My problem is I cannot use my 300mm lens on the Crown until I obtain an extended lens board. When I get a lens board extended by 75mm or more, I will be able to use the 300mm on the Crown and keep RF focusing. Currently, I run an Apo Sironar S 210mm on the Crown for portraits, as this is the longest lens I can use and still calibrate my rangefinder. Most of my lenses are mounted on Crown lens boards that fit nicely into a Crown-to-Sinar adapter when they need to be used on the monorail.
-- Bruce Gavin (email@example.com), July 12, 2000.
Good firm, real-world #'s Bruce thanks. I've shot a few with my 240mm and some yes, handheld. I've used the string trick and it works fine and I've also replicated a sort of old-timey head-harness from the photodays of yore(your's not mine) by using an old light stand with a dowel or pencil taped to it's top section. I adjust the height and position of the stand so that the sitter's head touches but hides the pencil(and stand). You should coach the sitter in any method you use... it'll help. Personally I find shooting portraits with a view camera(and or rangefinder) so much easier than with a SLR. It's just me but I can no longer stand to see the viewfinder black out.
-- Trib (firstname.lastname@example.org), July 12, 2000.
I have shot a lot of 8X10 available light portraits in the field. The photographer has to have great timing to keep things sharp. As one poster said: work fast! I studied with Nick Nixon at Mass College of Art and he would shoot a lot of film, use wide angle lenses and work very quickly. No strings needed to keep things in focus if your subject doesn't have to sit there for 15 minutes while you fiddle.
The first picture on my website was done in a small open ferry boat that had a one cylinder engine. I had to shoot the 8X10 between cylinder bursts. The print starts to go fuzzy at 20X24.

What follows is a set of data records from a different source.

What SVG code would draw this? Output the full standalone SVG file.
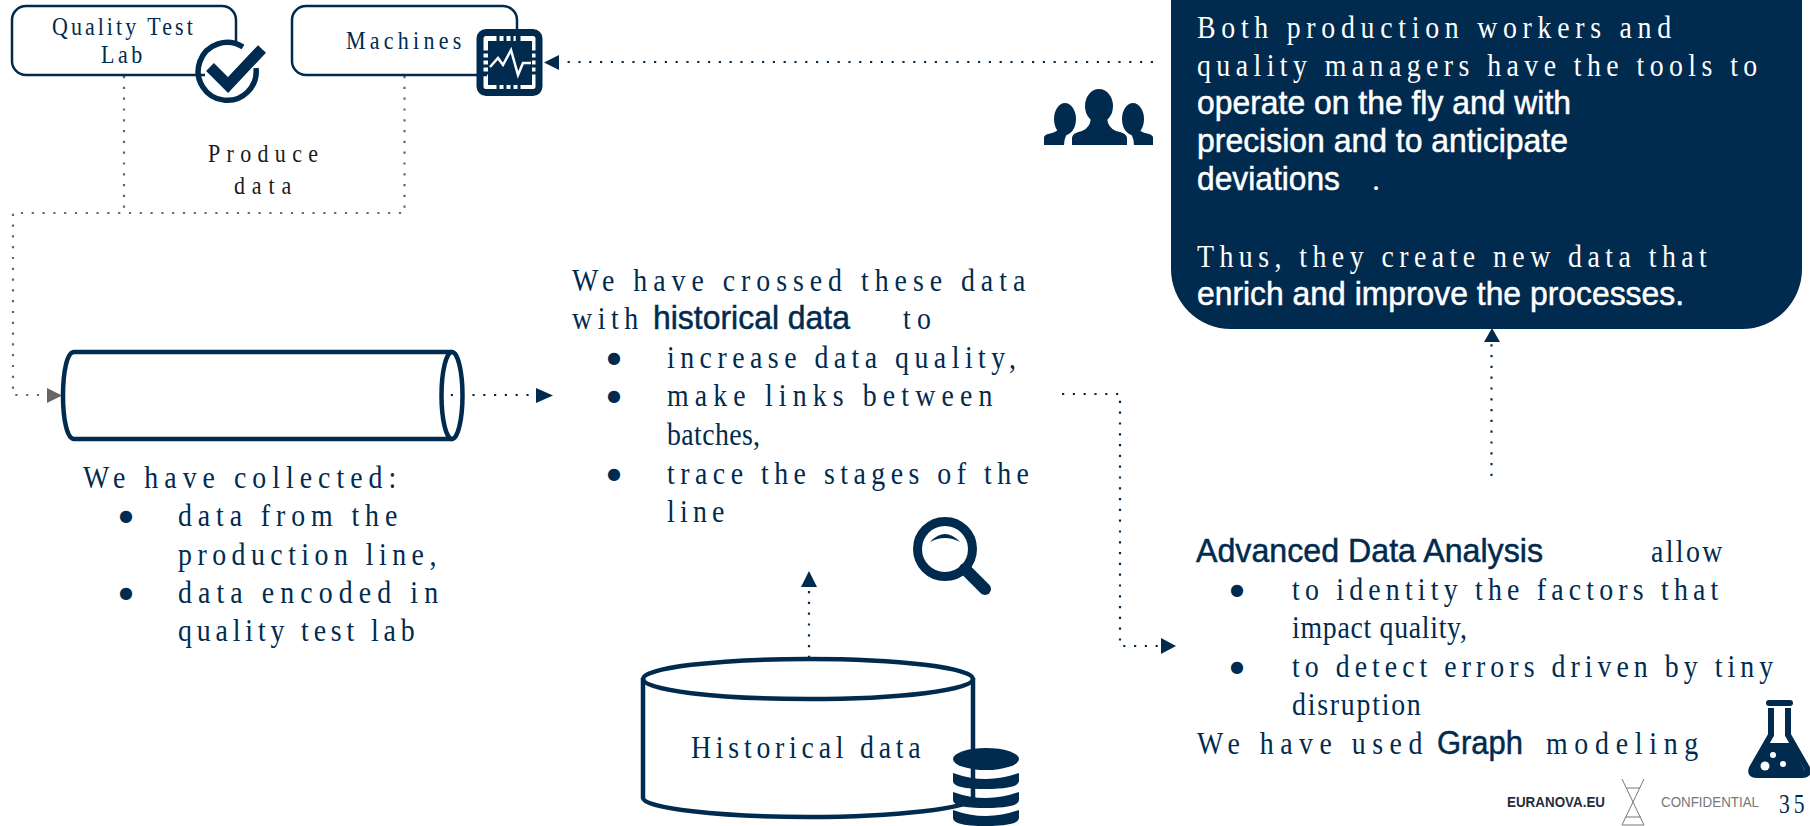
<svg xmlns="http://www.w3.org/2000/svg" width="1810" height="826" viewBox="0 0 1810 826">
<style>
text{font-family:"Liberation Serif","Times New Roman",serif;font-size:32px;fill:#002b4f}
.s{font-size:25px}
.k{fill:#1a1a1a}
.w{fill:#fff}
.b{font-family:"Liberation Sans",Arial,sans-serif;font-size:33px;stroke:#002b4f;stroke-width:.5}
.bw{font-family:"Liberation Sans",Arial,sans-serif;font-size:33px;fill:#fff;stroke:#fff;stroke-width:.5}
.d{font-family:"DejaVu Sans",sans-serif;font-size:16px;text-anchor:middle}
.line{fill:none;stroke:#002b4f;stroke-width:2.5}
.thick{fill:none;stroke:#002b4f;stroke-width:4.500}
.dark{fill:#002b4f}
.dots{fill:none;stroke:#002b4f;stroke-width:2.2;stroke-dasharray:2.2 8.6}
.gdots{fill:none;stroke:#666;stroke-width:2.2;stroke-dasharray:2.2 8.6}
</style>
<g id="connectors">
<path class="gdots" d="M124 76V213"/>
<path class="gdots" d="M404.500 76V213H13V395H46"/>
<path class="dots" d="M440 395H534"/>
<path class="dots" d="M1153 62H560"/>
<path class="dots" d="M809 658V590"/>
<path class="dots" d="M1062 394H1120V646H1160"/>
<path class="dots" d="M1491.500 476V344"/>
<polygon points="47,388 62,395.500 47,403" fill="#666"/>
<polygon class="dark" points="536,388 553,395.500 536,403"/>
<polygon class="dark" points="559,55 544,62.500 559,70"/>
<polygon class="dark" points="801,587 809,571 817,587"/>
<polygon class="dark" points="1161,638 1176,646 1161,654"/>
<polygon class="dark" points="1484,342 1492,328 1500,342"/>
</g>
<g id="quality-test-lab">
<path class="line" d="M205 75H26A14 14 0 0 1 12 61V20A14 14 0 0 1 26 6H222A14 14 0 0 1 236 20V45"/>
<text class="s" transform="matrix(.88 0 0 1 52 35)" textLength="160">Quality Test</text>
<text class="s" transform="matrix(.88 0 0 1 101 63)" textLength="47">Lab</text>
<path d="M243 47A29 29 0 1 0 256 68" fill="none" stroke="#002b4f" stroke-width="5.500"/>
<path d="M210 67L228 85L262 49" fill="none" stroke="#002b4f" stroke-width="11"/>
</g>
<g id="machines">
<rect x="480" y="32.500" width="59" height="60" rx="6" fill="#fff" stroke="#002b4f" stroke-width="7"/>
<path d="M483 52h6M483 59h6M483 66h6M483 73h6M536 52h-5M536 59h-5M536 66h-5M536 73h-5M498 36v6M505 36v6M512 36v6M519 36v6M498 89v-6M505 89v-6M512 89v-6M519 89v-6" stroke="#002b4f" stroke-width="3" fill="none"/>
<rect class="dark" x="488" y="41" width="44" height="44"/>
<polyline points="490,67 498,58 503,65 511,50 518,75 523,63 531,63" fill="none" stroke="#fff" stroke-width="2.500"/>
<path class="line" d="M487 75H306A14 14 0 0 1 292 61V20A14 14 0 0 1 306 6H503A14 14 0 0 1 517 20V42"/>
<text class="s" transform="matrix(.88 0 0 1 346 49)" textLength="131">Machines</text>
</g>
<g id="produce-data">
<text class="s k" transform="matrix(.88 0 0 1 208 162)" textLength="125">Produce</text>
<text class="s k" transform="matrix(.88 0 0 1 234 194)" textLength="65">data</text>
</g>
<g id="pipe">
<path class="thick" d="M452 352H74C67 352 63 372 63 395.500S67 439 74 439H452"/>
<ellipse class="thick" cx="452" cy="395.500" rx="10.500" ry="43.500"/>
</g>
<g id="collected">
<text transform="matrix(.87 0 0 1 83 488)" textLength="360">We have collected:</text>
<text class="d" x="126" y="521">●</text>
<text transform="matrix(.87 0 0 1 178 526)" textLength="252">data from the</text>
<text transform="matrix(.87 0 0 1 178 565)" textLength="297">production line,</text>
<text class="d" x="126" y="598">●</text>
<text transform="matrix(.87 0 0 1 178 603)" textLength="299">data encoded in</text>
<text transform="matrix(.87 0 0 1 178 641)" textLength="272">quality test lab</text>
</g>
<g id="crossed">
<text transform="matrix(.87 0 0 1 572 291)" textLength="521">We have crossed these data</text>
<text transform="matrix(.87 0 0 1 572 329)" textLength="76">with</text>
<text class="b" x="653" y="329" textLength="197" lengthAdjust="spacingAndGlyphs">historical data</text>
<text transform="matrix(.87 0 0 1 903 329)" textLength="32">to</text>
<text class="d" x="614" y="363">●</text>
<text transform="matrix(.87 0 0 1 667 368)" textLength="401">increase data quality,</text>
<text class="d" x="614" y="401">●</text>
<text transform="matrix(.87 0 0 1 667 406)" textLength="374">make links between</text>
<text transform="matrix(.87 0 0 1 667 445)" textLength="107">batches,</text>
<text class="d" x="614" y="479">●</text>
<text transform="matrix(.87 0 0 1 667 484)" textLength="416">trace the stages of the</text>
<text transform="matrix(.87 0 0 1 667 522)" textLength="66">line</text>
</g>
<g id="magnifier">
<circle cx="945" cy="549" r="27.500" fill="none" stroke="#002b4f" stroke-width="9"/>
<path d="M965 569L985 589" stroke="#002b4f" stroke-width="12" stroke-linecap="round"/>
<path d="M930 542Q945 526 960 542Q945 534 930 542Z" class="dark"/>
</g>
<g id="historical-data">
<path class="thick" d="M643 678V798C643 808 720 817 808 817S973 808 973 798V678"/>
<ellipse class="thick" cx="808" cy="679" rx="165" ry="20"/>
<text transform="matrix(.87 0 0 1 691 758)" textLength="264">Historical data</text>
<g class="dark">
<ellipse cx="986" cy="759" rx="33" ry="11"/>
<path d="M953 773Q986 785 1019 773V781Q1019 789 986 789T953 781Z"/>
<path d="M953 792Q986 804 1019 792V800Q1019 808 986 808T953 800Z"/>
<path d="M953 810Q986 822 1019 810V818Q1019 826 986 826T953 818Z"/>
</g>
</g>
<g id="summary-box">
<rect class="dark" x="1171" y="-60" width="631" height="389" rx="60"/>
<text class="w" transform="matrix(.87 0 0 1 1197 38)" textLength="545">Both production workers and</text>
<text class="w" transform="matrix(.87 0 0 1 1197 76)" textLength="644">quality managers have the tools to</text>
<text class="bw" x="1197" y="114" textLength="374" lengthAdjust="spacingAndGlyphs">operate on the fly and with</text>
<text class="bw" x="1197" y="152" textLength="371" lengthAdjust="spacingAndGlyphs">precision and to anticipate</text>
<text class="bw" x="1197" y="190" textLength="143" lengthAdjust="spacingAndGlyphs">deviations</text>
<text class="w" x="1372" y="190">.</text>
<text class="w" transform="matrix(.87 0 0 1 1197 267)" textLength="586">Thus, they create new data that</text>
<text class="bw" x="1197" y="305" textLength="487" lengthAdjust="spacingAndGlyphs">enrich and improve the processes.</text>
</g>
<g id="people" class="dark">
<ellipse cx="1099" cy="106" rx="14" ry="17"/>
<path d="M1072 145V138Q1072 133 1082 131Q1090 128 1091 118H1107Q1108 128 1116 131Q1127 133 1127 138V145Z"/>
<ellipse cx="1065" cy="119" rx="11" ry="16"/>
<path d="M1044 145V137Q1045 134 1052 133Q1058 131 1059 128H1071L1071 130Q1064 135 1064 145Z"/>
<ellipse cx="1133" cy="119" rx="11" ry="16"/>
<path d="M1153 145V137Q1152 134 1145 133Q1139 131 1138 128H1127L1127 130Q1134 135 1134 145Z"/>
</g>
<g id="analysis">
<text class="b" x="1196" y="562" textLength="347" lengthAdjust="spacingAndGlyphs">Advanced Data Analysis</text>
<text transform="matrix(.87 0 0 1 1651 562)" textLength="82">allow</text>
<text class="d" x="1237" y="595">●</text>
<text transform="matrix(.87 0 0 1 1292 600)" textLength="490">to identity the factors that</text>
<text transform="matrix(.87 0 0 1 1292 638)" textLength="201">impact quality,</text>
<text class="d" x="1237" y="672">●</text>
<text transform="matrix(.87 0 0 1 1292 677)" textLength="553">to detect errors driven by tiny</text>
<text transform="matrix(.87 0 0 1 1292 715)" textLength="148">disruption</text>
<text transform="matrix(.87 0 0 1 1197 754)" textLength="259">We have used</text>
<text class="b" x="1437" y="754" textLength="86" lengthAdjust="spacingAndGlyphs">Graph</text>
<text transform="matrix(.87 0 0 1 1546 754)" textLength="175">modeling</text>
</g>
<g id="flask">
<rect class="dark" x="1766" y="700" width="27" height="6" rx="3"/>
<path d="M1771 708V735L1752 768Q1749 775 1757 775H1802Q1810 775 1807 768L1788 735V708" fill="none" stroke="#002b4f" stroke-width="6"/>
<path class="dark" d="M1766 743H1791L1807 775H1752Z"/>
<circle cx="1765" cy="766" r="4.500" fill="#fff"/>
<circle cx="1773" cy="755" r="3" fill="#fff"/>
<circle cx="1783" cy="764" r="3" fill="#fff"/>
</g>
<g id="footer">
<text x="1507" y="807" textLength="98" lengthAdjust="spacingAndGlyphs" style="font-family:'Liberation Sans',sans-serif;font-size:15px;font-weight:bold;fill:#1f2f3f">EURANOVA.EU</text>
<path d="M1622 779L1644 825M1644 779L1622 825M1627 788H1640M1626 817H1641M1622 825H1644" fill="none" stroke="#777" stroke-width="1"/>
<text x="1661" y="807" textLength="98" lengthAdjust="spacingAndGlyphs" style="font-family:'Liberation Sans',sans-serif;font-size:15px;fill:#777">CONFIDENTIAL</text>
<text transform="matrix(.8 0 0 1 1779 813)" textLength="32" style="font-size:27px">35</text>
</g>
</svg>
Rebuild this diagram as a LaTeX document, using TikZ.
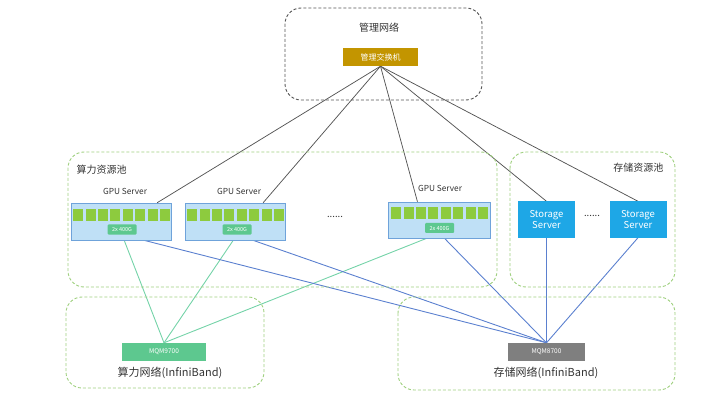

-- frank Ward (email@example.com), July 12, 2000.
47mm lens, fixed at 6-foot focus. Hand held, with what passes for daylight here in the UK. No problem.
-- Alan Gibson (Alan@snibgo.com), July 12, 2000.
Gentlemen, thanks for the informative replies. I saved each to disk for near future reference. Andre
-- Andre Noble (firstname.lastname@example.org), July 12, 2000.
In addition to the Crown, as Bruce Gavin very appropriately suggested, the Linhof Master Technika with a lens coupled to a rangefinder will also enable you to maintain fine focus right up to the time of the exposure. Lenses as long as 300mm in the Technika can be coupled to the range finder. Additionally, because of the much longer bellows extension, you can get tight face shots in the Technika even with 300 mm lenses. With the highly accurate rangefinder in the MT, you can shoot wide open even with long lenses. Unlike the Crown, which allows you to couple the lenses yourself, coupling must be done in the Technika by the Linhof rep. Furthermore, the Master Technika provides a full range of movements which also makes it the favourite of some landscape photographers.